To my amazement, the napkin-folding class was over-subscribed. There were about 50 of us and not enough napkins to go around. As if that weren’t enough, the ship’s social hostess informed us that the ones we had were insufficiently starched, a discovery that produced lots of clucking and tsk-tsk noises from the class, whose members all seemed to have much more developed ideas about napkin etiquette than I did. (As you might expect, none of these people were American.)

Many of the women in this class, I learned, were taking the ship to New York, spending five days there, and then sailing back to England. “I brought 10 pairs of shoes,” one of my tablemates confessed as we all attempted to transform our white napkins into bishop’s hats. “I brought two empty suitcases,” another laughed as we moved on to the bird of paradise/Sydney Opera House design. “But they won’t be after I go to Macy’s.”

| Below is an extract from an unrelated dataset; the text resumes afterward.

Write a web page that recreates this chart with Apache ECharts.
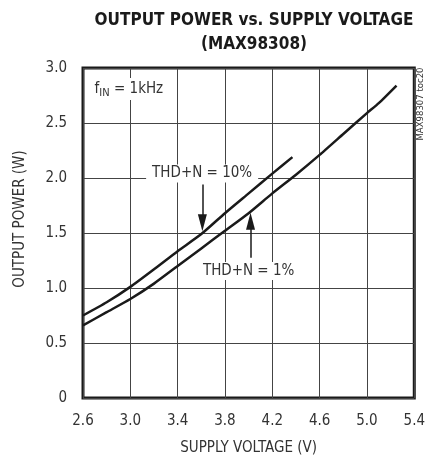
<!DOCTYPE html>
<html>
<head>
<meta charset="utf-8">
<script src="https://cdn.jsdelivr.net/npm/echarts@6/dist/echarts.min.js"></script>
<style>
html,body{margin:0;padding:0;background:#fff;}
#c{width:428px;height:461px;}
</style>
</head>
<body>
<div id="c"></div>
<script>
// ---- data ----
const volt10 = [2.6, 2.8, 3.0, 3.2, 3.4, 3.6, 3.8, 4.0, 4.2, 4.37];
const power10 = [0.75, 0.87, 1.01, 1.17, 1.335, 1.49, 1.68, 1.86, 2.04, 2.19];
const volt1 = [2.6, 2.8, 3.0, 3.2, 3.4, 3.6, 3.8, 4.0, 4.2, 4.4, 4.6, 4.8, 5.0, 5.1, 5.25];
const power1 = [0.66, 0.78, 0.90, 1.04, 1.20, 1.36, 1.52, 1.68, 1.86, 2.03, 2.21, 2.40, 2.59, 2.68, 2.84];
const xTicks = [2.6, 3.0, 3.4, 3.8, 4.2, 4.6, 5.0, 5.4];
const yTicks = [0, 0.5, 1.0, 1.5, 2.0, 2.5, 3.0];

const FONT = '"DejaVu Sans Condensed", "Liberation Sans Narrow", "Arial Narrow", sans-serif';
const INK = '#1a1a1a';
const TXT = '#333';
const FS = 15;

const pairs = (xs, ys) => xs.map((x, i) => [x, ys[i]]);

const chart = echarts.init(document.getElementById('c'), null, {renderer: 'canvas'});

const lineLabel = {show: true, position: 'inside', fontFamily: FONT, fontSize: FS, color: TXT};

chart.setOption({
  animation: false,
  backgroundColor: '#fff',
  title: {
    text: 'OUTPUT POWER vs. SUPPLY VOLTAGE\n(MAX98308)',
    left: 249,
    textAlign: 'center',
    top: 4,
    textStyle: {fontFamily: FONT, fontWeight: 'bold', fontSize: 17, lineHeight: 24, color: INK}
  },
  grid: {
    left: 83, right: 13, top: 68, bottom: 62,
    show: true, borderColor: INK, borderWidth: 3, backgroundColor: 'transparent'
  },
  xAxis: {
    type: 'value',
    min: xTicks[0], max: xTicks[xTicks.length - 1],
    name: 'SUPPLY VOLTAGE (V)',
    nameLocation: 'middle',
    nameGap: 43,
    nameTextStyle: {fontFamily: FONT, fontSize: FS, color: TXT},
    axisLine: {show: false},
    axisTick: {show: false, customValues: xTicks},
    axisLabel: {
      customValues: xTicks,
      margin: 16,
      fontFamily: FONT, fontSize: FS, color: TXT,
      formatter: v => v.toFixed(1)
    },
    splitLine: {show: true, lineStyle: {color: '#444', width: 1}}
  },
  yAxis: {
    type: 'value',
    min: yTicks[0], max: yTicks[yTicks.length - 1], interval: 0.5,
    axisLine: {show: false},
    axisTick: {show: false},
    axisLabel: {
      margin: 16,
      fontFamily: FONT, fontSize: FS, color: TXT,
      formatter: v => (v === 0 ? '0' : v.toFixed(1))
    },
    splitLine: {show: true, lineStyle: {color: '#444', width: 1}}
  },
  graphic: [
    {
      type: 'text', x: 20, y: 219, rotation: Math.PI / 2,
      style: {text: 'OUTPUT POWER (W)', font: FS + 'px ' + FONT, fill: TXT, align: 'center', verticalAlign: 'middle'}
    },
    {
      type: 'text', x: 421, y: 104, rotation: Math.PI / 2,
      style: {text: 'MAX98307 toc20', font: '9.5px ' + FONT, fill: TXT, align: 'center', verticalAlign: 'middle'}
    }
  ],
  series: [
    {
      type: 'line', name: 'THD+N = 10%',
      data: pairs(volt10, power10),
      showSymbol: false, smooth: 0.2,
      lineStyle: {color: INK, width: 2.5},
      silent: true, z: 3,
      markPoint: {
        symbol: 'rect', symbolSize: 0, silent: true,
        label: lineLabel,
        data: [
          {
            coord: [3.607, 2.04],
            label: {formatter: 'THD+N = 10%', backgroundColor: '#fff', padding: [2, 6, 1, 6]}
          },
          {
            coord: [2.988, 2.81],
            label: {
              formatter: '{a|f}{b|IN}{a| = 1kHz}', backgroundColor: '#fff', padding: [2, 3, 1, 3],
              rich: {
                a: {fontFamily: FONT, fontSize: FS, color: TXT, lineHeight: 19},
                b: {fontFamily: FONT, fontSize: 11, color: TXT, verticalAlign: 'bottom', lineHeight: 12, padding: [5, 0, 0, 0]}
              }
            }
          },
          {
            coord: [3.609, 1.593],
            symbol: 'triangle', symbolSize: [9, 17], symbolRotate: 180,
            itemStyle: {color: INK},
            label: {show: false}
          }
        ]
      },
      markLine: {
        silent: true, symbol: ['none', 'none'],
        label: {show: false},
        lineStyle: {color: INK, width: 1.5, type: 'solid'},
        data: [[{coord: [3.609, 1.94]}, {coord: [3.609, 1.593]}]]
      }
    },
    {
      type: 'line', name: 'THD+N = 1%',
      data: pairs(volt1, power1),
      showSymbol: false, smooth: 0.2,
      lineStyle: {color: INK, width: 2.5},
      silent: true, z: 3,
      markPoint: {
        symbol: 'rect', symbolSize: 0, silent: true,
        label: lineLabel,
        data: [
          {
            coord: [4.0, 1.154],
            label: {formatter: 'THD+N = 1%', backgroundColor: '#fff', padding: [2, 6, 1, 6]}
          },
          {
            coord: [4.016, 1.606],
            symbol: 'triangle', symbolSize: [9, 17],
            itemStyle: {color: INK},
            label: {show: false}
          }
        ]
      },
      markLine: {
        silent: true, symbol: ['none', 'none'],
        label: {show: false},
        lineStyle: {color: INK, width: 1.5, type: 'solid'},
        data: [[{coord: [4.016, 1.275]}, {coord: [4.016, 1.606]}]]
      }
    }
  ]
});
</script>
</body>
</html>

That evening, the Ascot Ball would be held in this room. Festive racing-themed banners were already hanging from the ceiling in preparation, and many of the women in my class were heading straight from napkin folding to the 5 p.m. hat-decorating class, because the ball would culminate in a hat parade at midnight.

I had bigger plans, however. It was my husband’s birthday, so after collecting my Xeroxed sheet of napkin-folding instructions from the purser’s desk, I went to the bookstore to buy some ocean-liner-themed wrapping paper for his gifts, then headed back to our state room to change for dinner.

We executed our usual evening sequence, feeding our son and then dropping him at the Kids Zone, where he had chosen a blond nanny roughly 22 years his senior as his voyage paramour (talk about behaving like a film star). Breaking with tradition—and by now it was hard to imagine that we had ever lived any other way or had any traditions other than those we created on the ship—I planned to come fetch him for the birthday-cake portion of the evening.

At the appointed hour, I retrieved our child and brought him to the Britannia. Our servers, who by now had somehow managed to memorize our names, the way we took our coffee, and our favorite selections on the cheese plate, were in a state of happy agitation about the impending table-side rendition of “Happy Birthday”—as though they hadn’t been singing it at least three or four times every evening for the entire cruise.

The candles were lit, the cake was brought and set down before my husband, whose name is Noah, and they raised their voices in joyful song: “Happy birthday, dear CHARLES! Happy birthday to you!”

My husband managed to wipe the look of surprise from his face in a nanosecond, but 3-year-olds aren’t quite as good at dissembling.